Small steps to achieving continuous improvement

Responsible sourcing can be a tricky business. Sourcing products and services ethically and sustainably throughout each level of the supply chain are not always clear. But it’s important. As the global demand for products continues to increase, we must ensure that supply chains are sustainable, and we are protecting the people that work in them.

But responsible sourcing should not be overwhelming. It can be tackled and achieved by taking small steps.

“Responsible sourcing must be viewed in terms of continuous improvement so that incremental and realistic improvements can continually be made to a business’ services, products and processes. This helps to build real end to end sustainability across an organisation’s supply chain and drive transformational change that can easily become business as usual."

Dan Murray, Sedex Commercial Director

What small steps can businesses actively take?

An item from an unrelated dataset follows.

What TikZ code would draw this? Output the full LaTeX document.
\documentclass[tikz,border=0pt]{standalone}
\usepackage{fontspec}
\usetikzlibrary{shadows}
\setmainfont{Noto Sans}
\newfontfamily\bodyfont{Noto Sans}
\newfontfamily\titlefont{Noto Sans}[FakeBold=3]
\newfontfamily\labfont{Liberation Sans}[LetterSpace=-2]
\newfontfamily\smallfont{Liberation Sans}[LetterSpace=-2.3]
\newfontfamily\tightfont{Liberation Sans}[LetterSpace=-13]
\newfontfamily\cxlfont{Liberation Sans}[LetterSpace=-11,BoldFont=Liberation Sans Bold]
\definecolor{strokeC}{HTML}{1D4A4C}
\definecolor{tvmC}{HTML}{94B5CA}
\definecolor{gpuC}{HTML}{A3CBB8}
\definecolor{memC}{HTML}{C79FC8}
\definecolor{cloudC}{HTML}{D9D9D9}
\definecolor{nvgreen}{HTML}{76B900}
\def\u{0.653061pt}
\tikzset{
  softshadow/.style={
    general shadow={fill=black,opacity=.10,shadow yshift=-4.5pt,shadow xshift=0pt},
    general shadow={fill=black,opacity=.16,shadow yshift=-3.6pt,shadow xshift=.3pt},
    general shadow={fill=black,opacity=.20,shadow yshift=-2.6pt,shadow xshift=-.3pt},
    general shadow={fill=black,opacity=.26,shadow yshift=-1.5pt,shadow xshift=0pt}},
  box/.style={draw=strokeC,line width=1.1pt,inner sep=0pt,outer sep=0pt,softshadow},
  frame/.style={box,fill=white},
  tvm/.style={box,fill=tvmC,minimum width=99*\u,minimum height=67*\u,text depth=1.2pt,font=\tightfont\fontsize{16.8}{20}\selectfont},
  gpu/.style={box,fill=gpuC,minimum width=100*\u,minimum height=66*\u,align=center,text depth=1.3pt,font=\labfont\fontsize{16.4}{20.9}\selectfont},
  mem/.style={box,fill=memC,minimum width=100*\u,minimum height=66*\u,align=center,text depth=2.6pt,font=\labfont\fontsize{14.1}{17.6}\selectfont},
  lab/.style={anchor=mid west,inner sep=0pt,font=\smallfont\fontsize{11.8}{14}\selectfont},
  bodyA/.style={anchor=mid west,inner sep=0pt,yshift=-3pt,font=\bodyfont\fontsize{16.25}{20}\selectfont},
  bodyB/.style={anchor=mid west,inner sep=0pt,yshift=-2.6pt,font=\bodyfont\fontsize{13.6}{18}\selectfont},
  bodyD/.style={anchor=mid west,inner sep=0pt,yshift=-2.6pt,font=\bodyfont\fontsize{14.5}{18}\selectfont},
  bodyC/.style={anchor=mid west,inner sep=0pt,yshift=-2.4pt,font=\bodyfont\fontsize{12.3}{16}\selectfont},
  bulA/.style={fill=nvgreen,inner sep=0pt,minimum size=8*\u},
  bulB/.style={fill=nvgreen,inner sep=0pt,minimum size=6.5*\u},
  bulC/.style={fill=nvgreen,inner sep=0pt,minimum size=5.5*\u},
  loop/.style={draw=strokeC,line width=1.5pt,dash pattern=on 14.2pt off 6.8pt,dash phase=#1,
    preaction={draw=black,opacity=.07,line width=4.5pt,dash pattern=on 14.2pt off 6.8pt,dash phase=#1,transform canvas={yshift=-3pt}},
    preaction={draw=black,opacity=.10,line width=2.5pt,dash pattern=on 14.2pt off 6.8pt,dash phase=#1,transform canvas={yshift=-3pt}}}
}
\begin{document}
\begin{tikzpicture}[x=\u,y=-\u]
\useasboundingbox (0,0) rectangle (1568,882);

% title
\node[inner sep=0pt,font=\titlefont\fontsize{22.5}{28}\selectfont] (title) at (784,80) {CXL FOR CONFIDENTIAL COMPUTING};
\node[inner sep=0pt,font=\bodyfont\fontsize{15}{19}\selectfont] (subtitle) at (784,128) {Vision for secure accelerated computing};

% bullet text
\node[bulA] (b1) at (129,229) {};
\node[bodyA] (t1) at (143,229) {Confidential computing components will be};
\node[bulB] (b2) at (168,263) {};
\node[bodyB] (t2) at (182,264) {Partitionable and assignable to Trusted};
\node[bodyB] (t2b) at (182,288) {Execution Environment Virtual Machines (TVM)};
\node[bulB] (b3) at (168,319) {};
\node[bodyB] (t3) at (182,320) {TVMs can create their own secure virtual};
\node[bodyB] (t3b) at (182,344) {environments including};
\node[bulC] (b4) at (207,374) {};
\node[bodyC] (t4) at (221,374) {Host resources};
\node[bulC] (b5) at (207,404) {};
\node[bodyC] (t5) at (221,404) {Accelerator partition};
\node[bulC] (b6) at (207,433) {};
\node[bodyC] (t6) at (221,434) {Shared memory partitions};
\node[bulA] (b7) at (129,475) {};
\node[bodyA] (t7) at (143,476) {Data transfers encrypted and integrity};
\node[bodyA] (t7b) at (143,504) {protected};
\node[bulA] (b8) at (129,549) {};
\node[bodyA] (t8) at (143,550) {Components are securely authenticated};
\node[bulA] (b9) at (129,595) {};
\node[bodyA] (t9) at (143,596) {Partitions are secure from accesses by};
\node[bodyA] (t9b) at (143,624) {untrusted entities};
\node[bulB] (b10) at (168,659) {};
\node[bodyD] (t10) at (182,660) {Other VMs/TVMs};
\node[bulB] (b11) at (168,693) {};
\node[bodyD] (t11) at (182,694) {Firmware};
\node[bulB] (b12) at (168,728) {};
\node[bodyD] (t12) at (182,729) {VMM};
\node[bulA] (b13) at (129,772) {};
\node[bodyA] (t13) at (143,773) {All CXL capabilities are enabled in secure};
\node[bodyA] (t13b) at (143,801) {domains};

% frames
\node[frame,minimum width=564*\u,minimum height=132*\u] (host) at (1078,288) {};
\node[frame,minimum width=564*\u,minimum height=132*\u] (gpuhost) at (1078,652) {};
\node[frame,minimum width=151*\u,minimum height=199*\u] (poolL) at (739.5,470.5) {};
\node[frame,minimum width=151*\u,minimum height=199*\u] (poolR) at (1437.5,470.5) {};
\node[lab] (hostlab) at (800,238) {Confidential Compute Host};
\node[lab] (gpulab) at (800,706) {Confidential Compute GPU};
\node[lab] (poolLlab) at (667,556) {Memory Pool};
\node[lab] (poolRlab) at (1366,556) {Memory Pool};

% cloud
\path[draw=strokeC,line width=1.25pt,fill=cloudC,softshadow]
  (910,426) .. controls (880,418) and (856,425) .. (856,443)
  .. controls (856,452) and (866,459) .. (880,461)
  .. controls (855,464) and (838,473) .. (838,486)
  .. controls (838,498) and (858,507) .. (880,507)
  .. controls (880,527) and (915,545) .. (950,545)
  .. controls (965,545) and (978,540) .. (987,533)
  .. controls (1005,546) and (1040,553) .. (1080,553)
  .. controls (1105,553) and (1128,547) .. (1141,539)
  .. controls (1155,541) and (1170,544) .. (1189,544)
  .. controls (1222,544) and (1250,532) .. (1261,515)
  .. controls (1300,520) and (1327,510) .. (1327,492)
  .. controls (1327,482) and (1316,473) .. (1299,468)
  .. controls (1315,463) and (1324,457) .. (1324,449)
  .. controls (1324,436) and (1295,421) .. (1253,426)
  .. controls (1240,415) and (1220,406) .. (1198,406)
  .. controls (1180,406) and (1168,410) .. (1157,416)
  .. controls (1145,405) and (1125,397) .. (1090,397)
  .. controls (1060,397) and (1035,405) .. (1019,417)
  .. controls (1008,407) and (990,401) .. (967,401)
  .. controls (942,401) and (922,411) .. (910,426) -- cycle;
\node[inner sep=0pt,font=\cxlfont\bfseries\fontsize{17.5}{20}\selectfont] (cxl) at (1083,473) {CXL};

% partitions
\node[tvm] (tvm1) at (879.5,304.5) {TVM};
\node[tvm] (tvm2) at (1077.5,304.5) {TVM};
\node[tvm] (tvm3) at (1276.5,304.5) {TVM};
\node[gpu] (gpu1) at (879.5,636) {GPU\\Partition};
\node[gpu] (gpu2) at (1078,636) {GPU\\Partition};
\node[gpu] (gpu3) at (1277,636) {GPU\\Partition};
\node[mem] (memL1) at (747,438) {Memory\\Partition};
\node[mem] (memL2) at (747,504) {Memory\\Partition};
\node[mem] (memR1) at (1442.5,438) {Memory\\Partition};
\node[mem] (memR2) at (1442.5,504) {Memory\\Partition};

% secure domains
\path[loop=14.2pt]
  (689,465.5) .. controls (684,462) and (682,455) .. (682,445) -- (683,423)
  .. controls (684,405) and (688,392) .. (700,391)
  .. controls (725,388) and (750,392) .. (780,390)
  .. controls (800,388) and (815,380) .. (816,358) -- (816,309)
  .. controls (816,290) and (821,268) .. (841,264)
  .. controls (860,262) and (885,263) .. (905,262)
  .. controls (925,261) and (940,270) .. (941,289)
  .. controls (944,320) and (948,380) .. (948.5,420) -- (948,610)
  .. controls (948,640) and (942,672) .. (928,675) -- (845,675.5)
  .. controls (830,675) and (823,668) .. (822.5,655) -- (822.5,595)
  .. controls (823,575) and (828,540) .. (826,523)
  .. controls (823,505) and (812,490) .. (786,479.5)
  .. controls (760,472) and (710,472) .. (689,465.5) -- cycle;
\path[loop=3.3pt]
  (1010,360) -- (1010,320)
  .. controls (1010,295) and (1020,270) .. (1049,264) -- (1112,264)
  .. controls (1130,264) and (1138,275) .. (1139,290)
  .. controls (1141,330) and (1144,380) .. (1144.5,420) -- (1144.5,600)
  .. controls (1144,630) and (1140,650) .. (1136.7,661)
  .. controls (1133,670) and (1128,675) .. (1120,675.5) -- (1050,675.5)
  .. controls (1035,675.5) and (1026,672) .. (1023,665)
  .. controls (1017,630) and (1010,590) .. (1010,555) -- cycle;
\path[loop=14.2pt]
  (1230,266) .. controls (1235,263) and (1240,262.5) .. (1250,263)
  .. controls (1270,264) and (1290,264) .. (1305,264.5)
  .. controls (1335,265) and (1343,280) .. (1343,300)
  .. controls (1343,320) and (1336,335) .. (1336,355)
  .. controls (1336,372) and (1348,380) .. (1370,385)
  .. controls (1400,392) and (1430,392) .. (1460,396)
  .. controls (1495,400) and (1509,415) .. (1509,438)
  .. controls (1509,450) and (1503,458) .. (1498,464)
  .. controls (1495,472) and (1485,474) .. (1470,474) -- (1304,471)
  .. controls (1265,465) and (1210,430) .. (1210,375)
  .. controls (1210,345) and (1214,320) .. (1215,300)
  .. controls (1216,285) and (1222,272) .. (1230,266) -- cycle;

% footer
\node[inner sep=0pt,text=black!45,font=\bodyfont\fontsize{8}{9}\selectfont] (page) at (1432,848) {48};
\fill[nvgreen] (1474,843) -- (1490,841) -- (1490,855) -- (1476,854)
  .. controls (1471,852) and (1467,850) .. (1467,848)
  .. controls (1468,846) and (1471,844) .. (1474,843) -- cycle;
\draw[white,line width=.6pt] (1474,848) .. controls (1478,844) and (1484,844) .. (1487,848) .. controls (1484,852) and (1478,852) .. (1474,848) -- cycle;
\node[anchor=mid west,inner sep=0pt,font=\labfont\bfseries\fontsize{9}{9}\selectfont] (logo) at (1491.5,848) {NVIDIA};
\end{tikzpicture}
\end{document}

  1. Create transparency and traceability – know who your suppliers are and keep a database of them. Arrange visits to your manufacturing sites to review working conditions. Be aware of the traceability of raw materials.
  2. Conduct risk assessment and continuous monitoring – ensure regular audits of your suppliers are conducted, in each stage of production, and ensure they adhere to your own company policies.
  3. Have responsible purchasing practices – Review your purchasing practices. When meeting tight deadlines or unanticipated orders, factories may sub-contract out work without informing the buyer, to meet the demand. Buyers can adjust their purchasing practices to ensure they do not put pressure on these factories and continue to have transparency of their suppliers.
  4. Be aware of your options – understand both your environmental and human impacts. This can be based on simple research. For example, organic cotton is grown without harsh pesticides and uses less water in the production process than non-organic cotton. Brands can increasingly make products from eco-friendly materials, such as Tencel, made from the wood pulp that can be recycled in a “closed loop process” with no more chemicals added.  Hemp, bamboo and the likes of recycled cashmere, denim and PET also tick the sustainable boxes.
  5. Educate your customers and consumers about the sustainable practices you have in place to be ethical. Consumers are increasingly driven by carbon footprint and the sustainable and ethical nature of a product.
  6. Be a leader in the industry and for consumers, with the goal to shift behaviour toward more positive social and environmental impacts.  
  7. Celebrate your progress – behavioural and social change takes time, and achieving transparency is difficult. Every decreased percentage in your carbon footprint helps everyone toward achieving sustainable goals.
  8. Collaborate with other organisations – working with other ethically and sustainably driven organisations is key to creating transparency and you will create stronger outcomes for everyone.
  9. Think outside the box– offer recycling initiatives for clothing or other products. Did you know that recycled jeans can be used as insulation in housing and recycled plastic can be used to make clothing? Then promote this to your customers, buyers, suppliers and community. People like to be commercially aware of their products.
  10. Be responsible for the entire life-cycle of your product – sustainability comes into play at each stage of a garment’s life – from the initial design and picking of the cotton – to the recycling when it is worn out. Offer a place for your consumers to bring any leftover parts of the product back once it’s been used or offer a repair program within a warranty time frame.